Georgia Police Will Not Face Charges for Killing ‘Cop City’ Protester

Georgia Police Will Not Face Charges for Killing ‘Cop City’ Protester

Georgia State Police officers involved in the fatal shooting of activist Manuel Esteban Paez Teran during a protest against the construction of the ‘Cop City’ police training facility in Atlanta will not face criminal charges, according to state prosecutors. The decision comes after months of protests from civil rights and environmental activists who expressed concerns over the state’s increasing police presence and the destruction of a densely forested area for the facility.

Stone Mountain Judicial Circuit District Attorney George Christian stated that the officers’ use of deadly force was deemed “objectively reasonable under the circumstances.” The investigation by the state Bureau of Investigation also concluded that no charges would be brought against any of the nine officers involved, with two officers not firing their weapons.

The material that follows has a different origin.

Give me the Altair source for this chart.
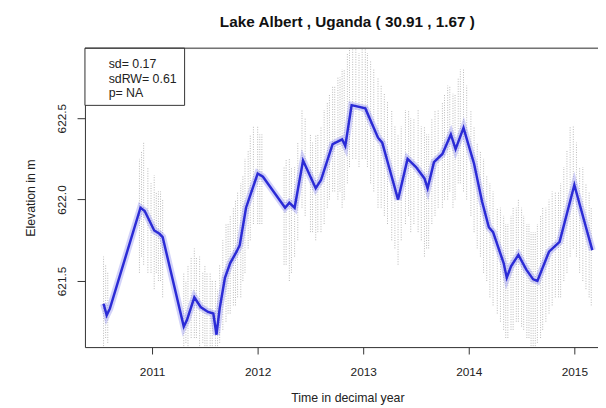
import altair as alt
import pandas as pd

# ---- data ----
line_year = [2010.54, 2010.57, 2010.60, 2010.89, 2010.93, 2011.02, 2011.07, 2011.10,
             2011.30, 2011.33, 2011.40, 2011.46, 2011.53, 2011.58, 2011.61, 2011.64,
             2011.69, 2011.74, 2011.80, 2011.83, 2011.89, 2012.00, 2012.05, 2012.26,
             2012.30, 2012.35, 2012.43, 2012.55, 2012.60, 2012.71, 2012.80, 2012.83,
             2012.89, 2013.02, 2013.14, 2013.18, 2013.27, 2013.33, 2013.42, 2013.50,
             2013.58, 2013.61, 2013.67, 2013.75, 2013.83, 2013.875, 2013.95, 2014.05,
             2014.125, 2014.19, 2014.23, 2014.33, 2014.36, 2014.40, 2014.47, 2014.545,
             2014.61, 2014.65, 2014.76, 2014.86, 2015.00, 2015.11, 2015.17]
line_elev = [621.36, 621.29, 621.33, 621.95, 621.93, 621.81, 621.79, 621.77,
             621.22, 621.26, 621.40, 621.34, 621.31, 621.30, 621.17, 621.33,
             621.52, 621.61, 621.68, 621.72, 621.95, 622.16, 622.14, 621.95,
             621.98, 621.95, 622.24, 622.07, 622.12, 622.34, 622.37, 622.33,
             622.58, 622.56, 622.38, 622.35, 622.14, 622.00, 622.25, 622.20,
             622.13, 622.07, 622.23, 622.28, 622.40, 622.31, 622.44, 622.22,
             621.99, 621.83, 621.80, 621.61, 621.52, 621.59, 621.66, 621.57,
             621.51, 621.50, 621.68, 621.74, 622.09, 621.83, 621.69]

# vertical streaks of individual altimetry heights (first set of passes)
span_year = [2010.54, 2010.58, 2010.88, 2010.92, 2010.96, 2011.02, 2011.06, 2011.10,
             2011.30, 2011.34, 2011.40, 2011.45, 2011.50, 2011.55, 2011.60, 2011.64,
             2011.70, 2011.74, 2011.79, 2011.84, 2011.88, 2011.93, 2012.00, 2012.04,
             2012.25, 2012.30, 2012.35, 2012.42, 2012.50, 2012.55, 2012.60, 2012.66,
             2012.71, 2012.76, 2012.80, 2012.85, 2012.90, 2012.96, 2013.02, 2013.07,
             2013.14, 2013.20, 2013.27, 2013.33, 2013.40, 2013.45, 2013.52, 2013.58,
             2013.62, 2013.68, 2013.75, 2013.80, 2013.85, 2013.90, 2013.95, 2014.02,
             2014.08, 2014.14, 2014.20, 2014.27, 2014.33, 2014.37, 2014.42, 2014.47,
             2014.52, 2014.57, 2014.61, 2014.65, 2014.70, 2014.76, 2014.82, 2014.87,
             2014.93, 2014.99, 2015.05, 2015.11, 2015.16]
span_low = [621.10, 621.12, 621.55, 621.60, 621.55, 621.45, 621.50, 621.40,
            621.10, 621.10, 621.15, 621.10, 621.10, 621.10, 621.10, 621.12,
            621.25, 621.30, 621.35, 621.40, 621.55, 621.75, 621.85, 621.85,
            621.60, 621.50, 621.65, 621.95, 621.80, 621.75, 621.80, 621.95,
            622.05, 622.00, 621.95, 622.10, 622.25, 622.20, 622.25, 622.10,
            621.95, 621.90, 621.75, 621.60, 621.85, 621.80, 621.80, 621.65,
            621.70, 621.90, 621.95, 622.00, 621.95, 622.10, 622.05, 621.90,
            621.70, 621.55, 621.40, 621.30, 621.20, 621.15, 621.20, 621.25,
            621.20, 621.15, 621.10, 621.12, 621.20, 621.30, 621.40, 621.40,
            621.55, 621.70, 621.55, 621.45, 621.35]
span_high = [621.65, 621.55, 622.25, 622.35, 622.20, 622.15, 622.05, 622.00,
             621.55, 621.60, 621.70, 621.65, 621.60, 621.55, 621.50, 621.60,
             621.85, 621.90, 622.00, 622.10, 622.25, 622.40, 622.45, 622.40,
             622.20, 622.25, 622.20, 622.55, 622.40, 622.40, 622.45, 622.60,
             622.70, 622.75, 622.80, 622.90, 622.93, 622.90, 622.93, 622.85,
             622.75, 622.65, 622.55, 622.40, 622.55, 622.50, 622.55, 622.45,
             622.40, 622.55, 622.60, 622.70, 622.65, 622.75, 622.80, 622.55,
             622.35, 622.25, 622.10, 621.95, 621.90, 621.85, 621.95, 622.00,
             621.90, 621.85, 621.80, 621.85, 621.95, 622.00, 622.05, 622.10,
             622.30, 622.45, 622.20, 622.10, 621.95]

# second set of passes, in between the first
span2_year = [2010.56, 2010.90, 2010.99, 2011.04, 2011.08, 2011.32, 2011.37, 2011.42,
              2011.48, 2011.52, 2011.57, 2011.62, 2011.67, 2011.72, 2011.77, 2011.81,
              2011.86, 2011.91, 2011.96, 2012.02, 2012.27, 2012.32, 2012.38, 2012.45,
              2012.52, 2012.57, 2012.63, 2012.68, 2012.73, 2012.78, 2012.82, 2012.87,
              2012.93, 2012.99, 2013.04, 2013.10, 2013.17, 2013.23, 2013.30, 2013.36,
              2013.43, 2013.48, 2013.55, 2013.60, 2013.65, 2013.71, 2013.77, 2013.82,
              2013.87, 2013.92, 2013.98, 2014.05, 2014.11, 2014.17, 2014.23, 2014.30,
              2014.35, 2014.40, 2014.45, 2014.50, 2014.55, 2014.59, 2014.63, 2014.68,
              2014.73, 2014.79, 2014.85, 2014.90, 2014.96, 2015.02, 2015.08, 2015.14]
span2_low = [621.15, 621.65, 621.55, 621.55, 621.50, 621.12, 621.15, 621.15,
             621.12, 621.10, 621.10, 621.10, 621.20, 621.30, 621.35, 621.40,
             621.50, 621.70, 621.85, 621.85, 621.60, 621.55, 621.75, 621.90,
             621.80, 621.80, 621.85, 622.00, 622.05, 622.05, 622.00, 622.20,
             622.25, 622.25, 622.20, 622.05, 621.95, 621.85, 621.70, 621.75,
             621.90, 621.85, 621.75, 621.70, 621.85, 621.95, 622.00, 622.05,
             622.00, 622.10, 622.00, 621.80, 621.65, 621.50, 621.35, 621.25,
             621.15, 621.20, 621.25, 621.22, 621.15, 621.10, 621.10, 621.15,
             621.25, 621.35, 621.40, 621.50, 621.65, 621.65, 621.50, 621.40]
span2_high = [621.60, 622.30, 622.10, 622.05, 622.05, 621.50, 621.65, 621.65,
              621.55, 621.55, 621.50, 621.45, 621.75, 621.85, 621.95, 622.05,
              622.15, 622.30, 622.45, 622.40, 622.25, 622.20, 622.35, 622.50,
              622.35, 622.40, 622.55, 622.65, 622.70, 622.75, 622.80, 622.93,
              622.93, 622.93, 622.90, 622.80, 622.70, 622.60, 622.45, 622.45,
              622.55, 622.50, 622.45, 622.40, 622.50, 622.55, 622.65, 622.70,
              622.65, 622.80, 622.70, 622.45, 622.30, 622.15, 622.05, 621.95,
              621.85, 621.90, 621.95, 621.95, 621.85, 621.80, 621.80, 621.90,
              621.95, 622.05, 622.05, 622.20, 622.45, 622.35, 622.20, 622.05]

x_ticks = [2011, 2012, 2013, 2014, 2015]
y_ticks = [621.5, 622.0, 622.5]
title_text = "Lake Albert , Uganda ( 30.91 , 1.67 )"
x_title = "Time in decimal year"
y_title = "Elevation in m"
legend_lines = ["sd= 0.17", "sdRW= 0.61", "p= NA"]

X_DOMAIN = [2010.364, 2015.224]
Y_DOMAIN = [621.094, 622.930]
W, H = 520, 303
FONT = "Liberation Sans"
AX = "#333333"

line_df = pd.DataFrame({"year": line_year, "elev": line_elev})
span_df = pd.DataFrame({"year": span_year + span2_year,
                        "low": span_low + span2_low,
                        "high": span_high + span2_high})
one_df = pd.DataFrame({"k": [0]})

xs = alt.Scale(domain=X_DOMAIN, nice=False, zero=False)
ys = alt.Scale(domain=Y_DOMAIN, nice=False, zero=False)

xaxis = alt.Axis(values=x_ticks, format="d", title=x_title, grid=False,
                 tickSize=7, tickColor=AX, domainColor=AX, labelColor="#222",
                 labelFontSize=12, labelBaseline="middle", labelPadding=18,
                 labelFlush=False, titleFontSize=12.5, titleFontWeight="normal",
                 titleColor="#222", titleX=266, titleY=51, titleBaseline="middle",
                 titleAlign="center")
yaxis = alt.Axis(values=y_ticks, format=".1f", title=y_title, grid=False,
                 tickSize=8, tickColor=AX, domainColor=AX, labelColor="#222",
                 labelFontSize=12, labelAngle=270, labelAlign="center",
                 labelBaseline="middle", labelPadding=16, labelFlush=False,
                 titleFontSize=12.5, titleFontWeight="normal", titleColor="#222",
                 titleAngle=270, titleX=-55, titleY=151.5, titleAlign="center",
                 titleBaseline="middle")

spans = alt.Chart(span_df).mark_rule(
    color="#7c7c7c", strokeWidth=1, strokeDash=[1, 1.5], opacity=0.55
).encode(
    x=alt.X("year:Q", scale=xs, axis=xaxis),
    y=alt.Y("low:Q", scale=ys, axis=yaxis),
    y2="high:Q",
)

halo = alt.Chart(line_df).mark_line(color="#6a6aec", strokeWidth=7, opacity=0.3).encode(
    x=alt.X("year:Q", scale=xs, axis=xaxis),
    y=alt.Y("elev:Q", scale=ys, axis=yaxis),
)
core = alt.Chart(line_df).mark_line(color="#2b2bd6", strokeWidth=2.5).encode(
    x=alt.X("year:Q", scale=xs, axis=xaxis),
    y=alt.Y("elev:Q", scale=ys, axis=yaxis),
)

top_border = alt.Chart(one_df).mark_rule(color=AX, strokeWidth=1).encode(
    x=alt.value(0), x2=alt.value(W), y=alt.value(0)
)
legend_box = alt.Chart(one_df).mark_rect(fill="white", stroke=AX, strokeWidth=1).encode(
    x=alt.value(0), x2=alt.value(101), y=alt.value(0), y2=alt.value(58)
)
legend_text = alt.Chart(one_df).mark_text(
    align="left", baseline="top", fontSize=12.5, lineHeight=15, font=FONT, color="#222"
).encode(x=alt.value(24), y=alt.value(10), text=alt.value(legend_lines))

title = alt.Chart(one_df).mark_text(
    align="center", baseline="middle", fontSize=15.5, fontWeight="bold", font=FONT, color="#111"
).encode(x=alt.value(266), y=alt.value(-26), text=alt.value(title_text))

chart = alt.layer(spans, halo, core, legend_box, legend_text, top_border, title).properties(
    width=W, height=H,
    autosize=alt.AutoSizeParams(type="none"),
    padding={"left": 78, "top": 38, "right": 0, "bottom": 56},
    background="white",
).configure_view(stroke=None).configure(font=FONT)

chart.save("out.html", embed_options={"renderer": "svg", "actions": False})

The shooting occurred in January during a police operation to identify trespassers on the construction site. While state officials claimed that Teran was killed after returning fire with a 9-millimeter pistol, an independent autopsy revealed that Teran’s hands were raised at the time of the shooting.

The ‘Cop City’ facility lease agreement was approved in September 2021 by former Atlanta Mayor Keisha Lance Bottoms, allocating over 85 acres in the Weelaunee Forest for the Atlanta Police Foundation. The decision sparked protests due to environmental concerns and fears of police escalation.

Following Teran’s killing, six activists were arrested on arson and domestic terrorism charges. In March, an additional 35 protesters were arrested after allegedly trespassing onto the construction site and engaging in violent acts. Governor Brian Kemp declared a temporary state of emergency and deployed 1,000 state National Guard troops.

Environmental activists argue that the $90 million facility will devastate the region’s largest green space and remove a natural filtration system for air pollution. They also express concerns about the potential militarization of the city’s police force and highlight the project’s connection to nationwide protests against systemic racism.